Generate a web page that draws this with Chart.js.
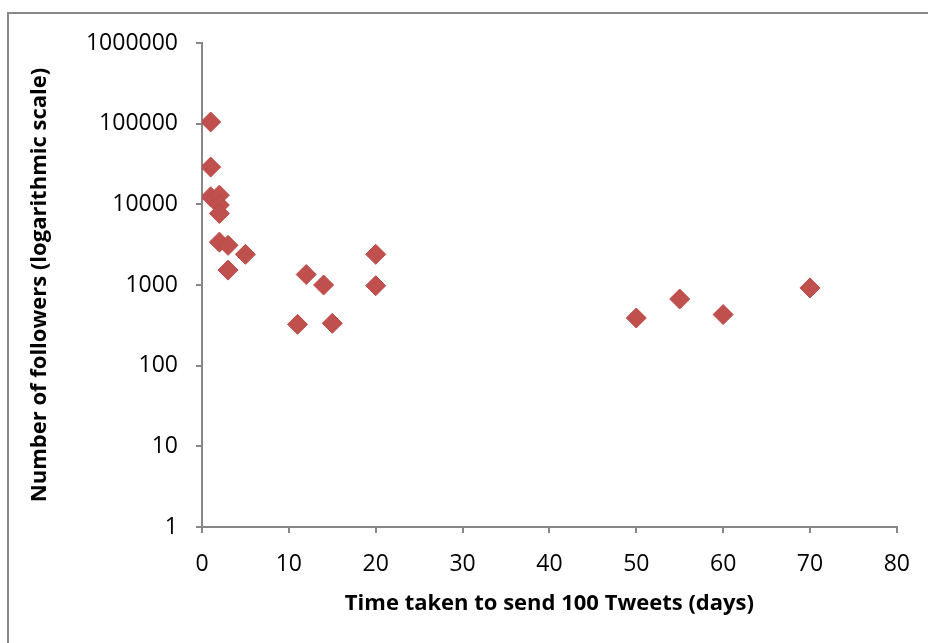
<!DOCTYPE html>
<html>
<head>
<meta charset="utf-8">
<script src="https://cdn.jsdelivr.net/npm/chart.js@4"></script>
<style>
  html, body { margin: 0; padding: 0; background: #fff; }
  #wrap { position: relative; width: 928px; height: 643px; overflow: hidden; }
  #frame { position: absolute; left: 7px; top: 12px; width: 940px; height: 660px;
           border-left: 2px solid #898989; border-top: 2px solid #898989; box-sizing: border-box; }
  canvas { position: absolute; left: 0; top: 0; }
</style>
</head>
<body>
<div id="wrap">
  <div id="frame"></div>
  <canvas id="c" width="928" height="643"></canvas>
</div>
<script>
// Days taken to send 100 tweets
const daysTaken = [1, 1, 1, 2, 2, 2, 2, 3, 5, 3, 12, 14, 20, 20, 11, 15, 50, 55, 60, 70];
// Number of followers
const followers = [105000, 29000, 12400, 13000, 9800, 7700, 3400, 3100, 2400, 1530,
                   1350, 1000, 2400, 980, 325, 335, 390, 670, 430, 920];
const yTickValues = [1, 10, 100, 1000, 10000, 100000, 1000000];
const xTickValues = [0, 10, 20, 30, 40, 50, 60, 70, 80];
const xTitle = 'Time taken to send 100 Tweets (days)';
const yTitle = 'Number of followers (logarithmic scale)';

const points = daysTaken.map((d, i) => ({ x: d, y: followers[i] }));
const axisColor = '#878787';
const fontFamily = '"Open Sans", "Liberation Sans", sans-serif';

new Chart(document.getElementById('c'), {
  type: 'scatter',
  data: {
    datasets: [{
      data: points,
      pointStyle: 'rectRot',
      pointRadius: 10,
      backgroundColor: '#C0504D',
      borderColor: '#BA4A47',
      borderWidth: 1
    }]
  },
  options: {
    responsive: false,
    animation: false,
    events: [],
    layout: { padding: { left: 0, top: 43, right: 30, bottom: 0 } },
    plugins: { legend: { display: false }, tooltip: { enabled: false } },
    scales: {
      x: {
        type: 'linear',
        min: 0, max: 80,
        afterBuildTicks: s => { s.ticks = xTickValues.map(v => ({ value: v })); },
        afterFit: s => { s.height = 116; },
        grid: { display: true, drawOnChartArea: false, drawTicks: true, tickLength: 6, color: axisColor, lineWidth: 2 },
        border: { display: true, color: axisColor, width: 2 },
        ticks: { color: '#000', padding: 18, font: { family: fontFamily, size: 23 } },
        title: { display: true, text: xTitle, color: '#000', padding: { top: 4, bottom: 26 },
                 font: { family: fontFamily, size: 22, weight: 'bold' } }
      },
      y: {
        type: 'logarithmic',
        min: 1, max: 1000000,
        afterBuildTicks: s => { s.ticks = yTickValues.map(v => ({ value: v })); },
        afterFit: s => { s.width = 202; },
        grid: { display: true, drawOnChartArea: false, drawTicks: true, tickLength: 6, color: axisColor, lineWidth: 2 },
        border: { display: true, color: axisColor, width: 2 },
        ticks: { color: '#000', padding: 18, font: { family: fontFamily, size: 23 },
                 callback: v => String(v) },
        title: { display: true, text: yTitle, color: '#000', padding: { top: 27, bottom: 0 },
                 font: { family: fontFamily, size: 22, weight: 'bold' } }
      }
    }
  }
});
</script>
</body>
</html>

THE EXERCISE: Transcribe the listing in full. Omit the pictures and keep every line exact.

ANSWER TO THIS PROBLEM:
Generate a web page that draws this with Chart.js.
<!DOCTYPE html>
<html>
<head>
<meta charset="utf-8">
<script src="https://cdn.jsdelivr.net/npm/chart.js@4"></script>
<style>
  html, body { margin: 0; padding: 0; background: #fff; }
  #wrap { position: relative; width: 928px; height: 643px; overflow: hidden; }
  #frame { position: absolute; left: 7px; top: 12px; width: 940px; height: 660px;
           border-left: 2px solid #898989; border-top: 2px solid #898989; box-sizing: border-box; }
  canvas { position: absolute; left: 0; top: 0; }
</style>
</head>
<body>
<div id="wrap">
  <div id="frame"></div>
  <canvas id="c" width="928" height="643"></canvas>
</div>
<script>
// Days taken to send 100 tweets
const daysTaken = [1, 1, 1, 2, 2, 2, 2, 3, 5, 3, 12, 14, 20, 20, 11, 15, 50, 55, 60, 70];
// Number of followers
const followers = [105000, 29000, 12400, 13000, 9800, 7700, 3400, 3100, 2400, 1530,
                   1350, 1000, 2400, 980, 325, 335, 390, 670, 430, 920];
const yTickValues = [1, 10, 100, 1000, 10000, 100000, 1000000];
const xTickValues = [0, 10, 20, 30, 40, 50, 60, 70, 80];
const xTitle = 'Time taken to send 100 Tweets (days)';
const yTitle = 'Number of followers (logarithmic scale)';

const points = daysTaken.map((d, i) => ({ x: d, y: followers[i] }));
const axisColor = '#878787';
const fontFamily = '"Open Sans", "Liberation Sans", sans-serif';

new Chart(document.getElementById('c'), {
  type: 'scatter',
  data: {
    datasets: [{
      data: points,
      pointStyle: 'rectRot',
      pointRadius: 10,
      backgroundColor: '#C0504D',
      borderColor: '#BA4A47',
      borderWidth: 1
    }]
  },
  options: {
    responsive: false,
    animation: false,
    events: [],
    layout: { padding: { left: 0, top: 43, right: 30, bottom: 0 } },
    plugins: { legend: { display: false }, tooltip: { enabled: false } },
    scales: {
      x: {
        type: 'linear',
        min: 0, max: 80,
        afterBuildTicks: s => { s.ticks = xTickValues.map(v => ({ value: v })); },
        afterFit: s => { s.height = 116; },
        grid: { display: true, drawOnChartArea: false, drawTicks: true, tickLength: 6, color: axisColor, lineWidth: 2 },
        border: { display: true, color: axisColor, width: 2 },
        ticks: { color: '#000', padding: 18, font: { family: fontFamily, size: 23 } },
        title: { display: true, text: xTitle, color: '#000', padding: { top: 4, bottom: 26 },
                 font: { family: fontFamily, size: 22, weight: 'bold' } }
      },
      y: {
        type: 'logarithmic',
        min: 1, max: 1000000,
        afterBuildTicks: s => { s.ticks = yTickValues.map(v => ({ value: v })); },
        afterFit: s => { s.width = 202; },
        grid: { display: true, drawOnChartArea: false, drawTicks: true, tickLength: 6, color: axisColor, lineWidth: 2 },
        border: { display: true, color: axisColor, width: 2 },
        ticks: { color: '#000', padding: 18, font: { family: fontFamily, size: 23 },
                 callback: v => String(v) },
        title: { display: true, text: yTitle, color: '#000', padding: { top: 27, bottom: 0 },
                 font: { family: fontFamily, size: 22, weight: 'bold' } }
      }
    }
  }
});
</script>
</body>
</html>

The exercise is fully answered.